Zhang earned her first diploma from the College of Music of Xi'an, China, in 1984, and was a soloist at the Symphony Orchestra of Xi'an until 1995. Zhang began singing in France in 1989. Educated in Paris at the Schola Cantorum, and then at the Conservatoire de Toulouse she won in the 1995 Grand Prix du Concours International de Chant de Marmande and was winner of the Masters of French Chant in Paris in the same year.
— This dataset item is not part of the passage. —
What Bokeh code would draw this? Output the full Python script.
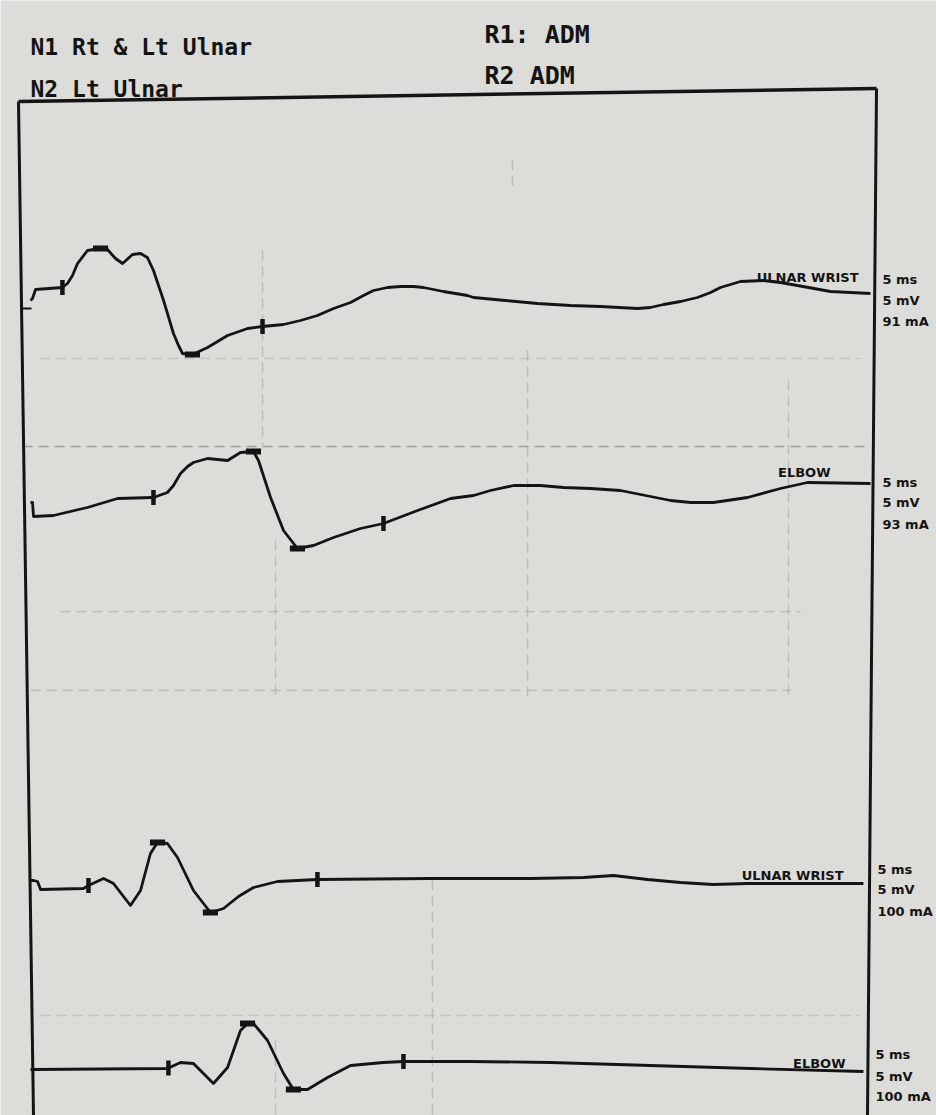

She sang Maddalena in Rigoletto at the Opéra de Rennes, Sesto in La clemenza di Tito at the Opéra Saint-Étienne, Suzuki in Madama Butterfly at the Opéra Saint-Étienne, and Opéra de Marseille, Carmen at the Hong Kong Arts Festival with the Orchestre national de Lille (fr), Ute in Die lustigen Nibelungen by Oscar Straus in Caen. At the Théâtre du Capitole in Toulouse, she was Mother Marie in Dialogues of the Carmelites, Néris in Cherubini's Médée, Third Dame in The Magic Flute, Erda and First Norn in Robert Wilson's 2005 Paris production of Der Ring des Nibelungen at the Théâtre du Châtelet, the voice of Antonia's mother in The Tales of Hoffmann, A Voice From Above in Die Frau ohne Schatten, a Theban Woman in Enescu's Œdipe. She sang Roßweiße and Schwertleite in Die Walküre at the Opera in Amsterdam and at the Teatro Nacional de São Carlos in Lisbon. With the Orchestre de Paris, she was Erda in Siegfried at the Royal Albert Hall in London and in the Escorial in Spain.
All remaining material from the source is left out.